The latest venture of Louisville restaurateur Paul Robert "Bobby J" Johnson, Steam opened shortly before Derby in the spacious Bardstown Road quarters formerly occupied by Whiskey Bob's Motorsports Saloon, raising the intriguing mental image of someone dropping by for a cold one without realizing that the management and mood have undergone a significant transformation.

Johnson and co-owner Thom Stinson consciously sought an atmosphere akin to the cafe in Bogart's classic "Casablanca" (plus a startling Egyptian statue and torches from the old local nightspot Pharaoh's as an unexpected footnote). The scene doesn't clone the movie set, but the mood comes close: cool, not frenzied; stylish and discreet ... and the food, I'm pleased to report, is every bit as good as the mood.

An oversize rectangular bar dominates the space, with dining areas set on either side and a bandstand for frequent live music performances. The decor is discreet, with black cafe curtains, mustard-color walls and an abstract mural of sand dunes and palm trees over mirrors along one end of the room.

Tables are furnished with white tablecloths and large off-white cloth napkins and set with heavy water tumblers and less impressive wine glasses, sturdy and not over-large. Cut-glass votive-candle holders add a colorful and attractive note. Art deco sconces and industrial-style hanging lamps provide ample light while maintaining a reasonably romantic dimness as evening falls, and soft background music carries out the upscale lounge theme.

Chef Charlie Owen's menu is billed as "Spanish Mediterranean," a specificity that seems a bit puzzling; it seems to me to draw inspiration from all around the Med, without any particular emphasis on Spain. No problem there ... it's loaded with eclectic and interesting dishes that make me want to come back and try more.

Six appetizers range from $6 (for salmon carpaccio or a grilled portabello mushroom) to $11 (for seared diver scallops on garlic potatoes with demiglace and truffle oil). Four salade are $5 (for the Steam house salad) to $8 (for an intriguing option, sweet potato gnochhi).

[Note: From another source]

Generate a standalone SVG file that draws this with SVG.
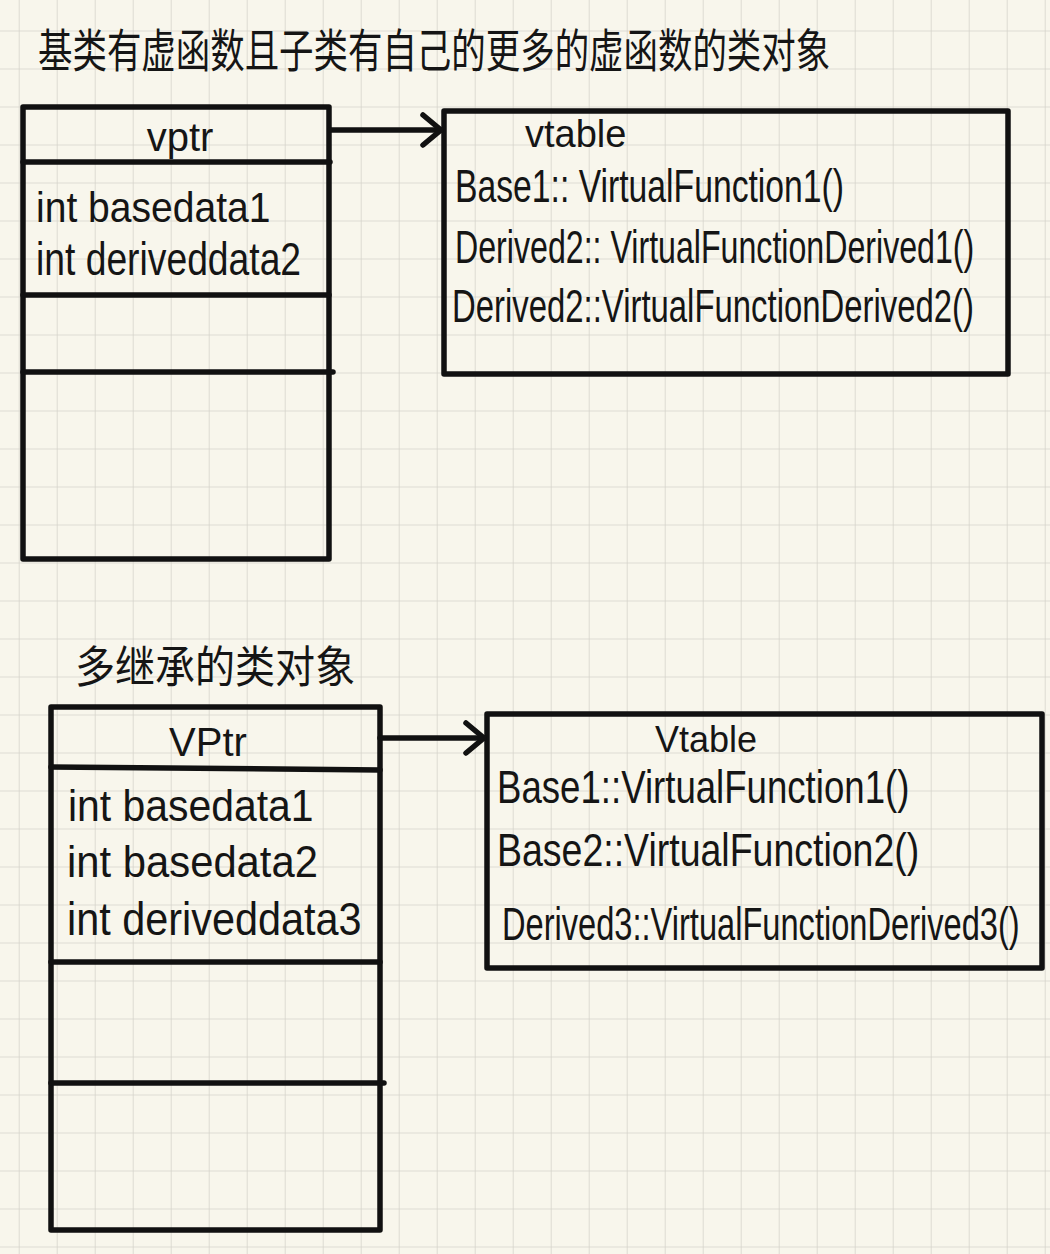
<svg xmlns="http://www.w3.org/2000/svg" width="1050" height="1254" viewBox="0 0 1050 1254">
<defs>
<pattern id="grid" patternUnits="userSpaceOnUse" x="18.7" y="30.5" width="38" height="38">
<path d="M0,0 H38 M0,0 V38" fill="none" stroke="#d6d4cc" stroke-width="1.6"/>
</pattern>
<marker id="chev" markerUnits="userSpaceOnUse" viewBox="-24 -20 30 40" refX="0" refY="0" markerWidth="30" markerHeight="40" orient="auto">
<path d="M-18,-15 L0,0 L-18,15" fill="none" stroke="#111" stroke-width="5.5" stroke-linecap="round" stroke-linejoin="round"/>
</marker>
</defs>
<style>
.box{fill:none;stroke:#111;stroke-width:5.5;stroke-linecap:round;stroke-linejoin:round}
.hand{font-family:"Liberation Sans","DejaVu Sans",sans-serif;fill:#151515}
.cjk{font-family:"Noto Sans CJK SC",sans-serif;fill:#151515}
.conn{fill:none;stroke:#111;stroke-width:5.5;stroke-linecap:round}
</style>
<rect width="1050" height="1254" fill="#f8f6ec"/>
<rect width="1050" height="1254" fill="url(#grid)"/>

<g id="title1">
<text class="cjk" transform="translate(38,67) scale(0.749,1)" font-size="46">基类有虚函数且子类有自己的更多的虚函数的类对象</text>
</g>
<g id="title2">
<text class="cjk" transform="translate(75,683) scale(0.91,1)" font-size="44">多继承的类对象</text>
</g>

<g id="object1">
<rect class="box" x="23" y="107" width="306" height="452"/>
<line class="box" x1="23" y1="162" x2="330" y2="162"/>
<line class="box" x1="23" y1="295" x2="329" y2="295"/>
<line class="box" x1="23" y1="372" x2="333" y2="372"/>
<text class="hand" x="180" y="151" font-size="40" text-anchor="middle">vptr</text>
<text class="hand" transform="translate(36,222) scale(0.93,1)" font-size="42">int basedata1</text>
<text class="hand" transform="translate(36,275) scale(0.81,1)" font-size="46">int deriveddata2</text>
</g>

<g id="vtable1">
<rect class="box" x="444" y="111" width="564" height="263"/>
<text class="hand" x="525" y="147" font-size="38">vtable</text>
<text class="hand" transform="translate(455,202) scale(0.733,1)" font-size="46">Base1:: VirtualFunction1()</text>
<text class="hand" transform="translate(455,263) scale(0.699,1)" font-size="46">Derived2:: VirtualFunctionDerived1()</text>
<text class="hand" transform="translate(452,322) scale(0.715,1)" font-size="46">Derived2::VirtualFunctionDerived2()</text>
</g>

<g id="object2">
<rect class="box" x="51" y="707" width="329" height="523"/>
<line class="box" x1="51" y1="767" x2="380" y2="770"/>
<line class="box" x1="51" y1="962" x2="380" y2="962"/>
<line class="box" x1="51" y1="1083" x2="384" y2="1083"/>
<text class="hand" x="208" y="756" font-size="40" text-anchor="middle">VPtr</text>
<text class="hand" transform="translate(68,821) scale(0.93,1)" font-size="44">int basedata1</text>
<text class="hand" transform="translate(67,877) scale(0.95,1)" font-size="44">int basedata2</text>
<text class="hand" transform="translate(67,935) scale(0.9,1)" font-size="46">int deriveddata3</text>
</g>

<g id="vtable2">
<rect class="box" x="487" y="714" width="555" height="254"/>
<text class="hand" x="655" y="752" font-size="36">Vtable</text>
<text class="hand" transform="translate(497,803) scale(0.796,1)" font-size="46">Base1::VirtualFunction1()</text>
<text class="hand" transform="translate(497,866) scale(0.815,1)" font-size="46">Base2::VirtualFunction2()</text>
<text class="hand" transform="translate(502,940) scale(0.709,1)" font-size="46">Derived3::VirtualFunctionDerived3()</text>
</g>

<g id="connectors">
<line class="conn" x1="330" y1="130" x2="441" y2="130" marker-end="url(#chev)"/>
<line class="conn" x1="380" y1="738" x2="484" y2="738" marker-end="url(#chev)"/>
</g>
</svg>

The entree list is on the short side, with just four pastas (from $12 for spaghettini with cherry tomatoes) to $17 (for my choice, farfalle topped with wild mushrooms in herb tomato sauce with fresh Maine diver scallops) and six entrees (from $14 for roast chicken rubbed with sweet and hot chiles to $27 for an Angus New York strip steak with sweet corn risotto).

The wine list is serviceable but short, and mass-market standards outnumber the more interesting choices. My compliments to the management, though, for taking a less predatory markup on bottle prices than the current local standard. Our choice, the Rex Hill 2000 Willamette Valley Oregon Pinot Gris, for example, was $23 - less than 1 1/2 times the $16 retail at Liquor Barn - making a bottle a better buy than a single glass at $6.75. There's no beer on draft, but the short beer-by-the-bottle list includes the estimable Sierra Nevada.

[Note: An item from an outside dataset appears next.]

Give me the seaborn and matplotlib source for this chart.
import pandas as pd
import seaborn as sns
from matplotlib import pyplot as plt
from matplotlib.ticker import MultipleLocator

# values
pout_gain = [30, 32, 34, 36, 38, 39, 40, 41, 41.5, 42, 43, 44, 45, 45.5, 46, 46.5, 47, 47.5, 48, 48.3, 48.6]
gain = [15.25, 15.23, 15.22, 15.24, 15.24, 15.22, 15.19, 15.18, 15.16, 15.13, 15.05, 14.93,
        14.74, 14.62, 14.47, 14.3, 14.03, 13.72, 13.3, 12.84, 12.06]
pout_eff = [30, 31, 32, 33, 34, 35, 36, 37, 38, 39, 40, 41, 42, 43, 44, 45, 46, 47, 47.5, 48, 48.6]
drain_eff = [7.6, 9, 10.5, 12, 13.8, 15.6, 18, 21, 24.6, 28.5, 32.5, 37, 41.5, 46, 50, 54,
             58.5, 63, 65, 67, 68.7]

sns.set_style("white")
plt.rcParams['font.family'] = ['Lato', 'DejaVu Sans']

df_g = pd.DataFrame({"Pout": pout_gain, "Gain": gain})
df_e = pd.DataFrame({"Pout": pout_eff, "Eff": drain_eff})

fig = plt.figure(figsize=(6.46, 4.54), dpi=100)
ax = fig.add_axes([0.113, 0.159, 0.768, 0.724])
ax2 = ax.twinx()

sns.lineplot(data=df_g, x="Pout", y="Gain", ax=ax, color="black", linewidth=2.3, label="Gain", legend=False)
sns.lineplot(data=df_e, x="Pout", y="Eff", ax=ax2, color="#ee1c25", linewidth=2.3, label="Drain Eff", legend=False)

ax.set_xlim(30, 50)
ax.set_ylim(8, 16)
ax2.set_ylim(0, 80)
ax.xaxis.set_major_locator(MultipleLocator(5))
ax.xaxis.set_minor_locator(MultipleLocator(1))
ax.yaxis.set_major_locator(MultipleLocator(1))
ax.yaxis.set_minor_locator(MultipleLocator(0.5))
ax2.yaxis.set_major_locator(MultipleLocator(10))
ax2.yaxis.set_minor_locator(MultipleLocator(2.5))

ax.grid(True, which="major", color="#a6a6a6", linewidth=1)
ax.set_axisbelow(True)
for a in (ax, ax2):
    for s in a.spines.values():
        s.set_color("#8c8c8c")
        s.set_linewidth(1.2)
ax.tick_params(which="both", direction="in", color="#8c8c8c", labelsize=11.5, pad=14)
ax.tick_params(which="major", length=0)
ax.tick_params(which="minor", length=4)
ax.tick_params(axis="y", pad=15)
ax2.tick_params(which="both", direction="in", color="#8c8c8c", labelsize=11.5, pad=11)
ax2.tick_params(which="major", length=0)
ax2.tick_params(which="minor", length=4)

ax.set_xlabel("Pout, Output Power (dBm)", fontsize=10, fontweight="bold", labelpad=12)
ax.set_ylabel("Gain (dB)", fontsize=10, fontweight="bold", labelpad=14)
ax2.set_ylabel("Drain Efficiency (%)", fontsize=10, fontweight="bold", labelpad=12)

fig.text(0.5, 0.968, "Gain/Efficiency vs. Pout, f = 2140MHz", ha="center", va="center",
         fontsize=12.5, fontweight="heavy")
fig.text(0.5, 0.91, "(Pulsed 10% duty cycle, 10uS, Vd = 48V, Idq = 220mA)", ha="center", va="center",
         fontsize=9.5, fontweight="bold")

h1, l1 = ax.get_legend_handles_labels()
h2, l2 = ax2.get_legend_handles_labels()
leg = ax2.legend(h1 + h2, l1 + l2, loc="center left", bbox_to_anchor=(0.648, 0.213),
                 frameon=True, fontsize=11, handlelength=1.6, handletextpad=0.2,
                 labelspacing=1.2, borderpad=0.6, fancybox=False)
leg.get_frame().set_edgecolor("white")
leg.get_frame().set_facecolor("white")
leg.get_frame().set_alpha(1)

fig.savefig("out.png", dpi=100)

Our meal began with complimentary bread, a light-crusted white country loaf served with a dish of olive oil, roast garlic and cracked black pepper.

We shared an appetizer and a salad, both of very high quality. Salmon carpaccio ($6) consisted of a good ration of thin-sliced smoked salmon arranged in a circle on a beautiful art deco glass plate around a bed of tender, fresh baby spinach leaves, paper-thin white onion slices and plenty of tangy capers. For the record, there wasn't much evidence of the advertised Stilton or herbs in the dressing, but that's hardly a complaint, as the dish was fine, well balanced and delicate.

"House-made" mozzarella and tomatoes ($6) was just as fine. A shish-kebab of creamy, sweet fresh mozzarella balls and tart-sweet cherry tomatoes were speared with a thin bread stick and served with a pile of earthy argula leaves and crunchy pine nuts in a light vinaigrette on an oversize plate artfully striped with a thick, sweet balsamic reduction.

A daily special, softshell crab ($25), proved spectacular. Two oversize crustaceans, crisply battered and fried to crunchy perfection, were perched on a bed of arugula tossed with a light vinaigrette, and a mound of mashed yams, white and exotic purple Yokahama potatoes.

My choice, the wild-mushroom farfalle with diver scallops ($17) was very good, too, but it displayed one of the kitchen's few stumbles in a generally well-prepared meal: The butterfly pasta cooked a bit too long, so the knots fell out of the "bowties," unfolding them into flabby squares. But that was the only flaw in an otherwise excellent dish that featured a delicate but flavorful fresh-tomato sauce with a breath, not a blast, of herbs, plenty of tender and meaty shiitake mushrooms, and a half-dozen tender and sweet diver scallops perfectly cooked with the edges seared just right and the centers left just past the sushi stage. I could have easily been persuaded to go for a second round.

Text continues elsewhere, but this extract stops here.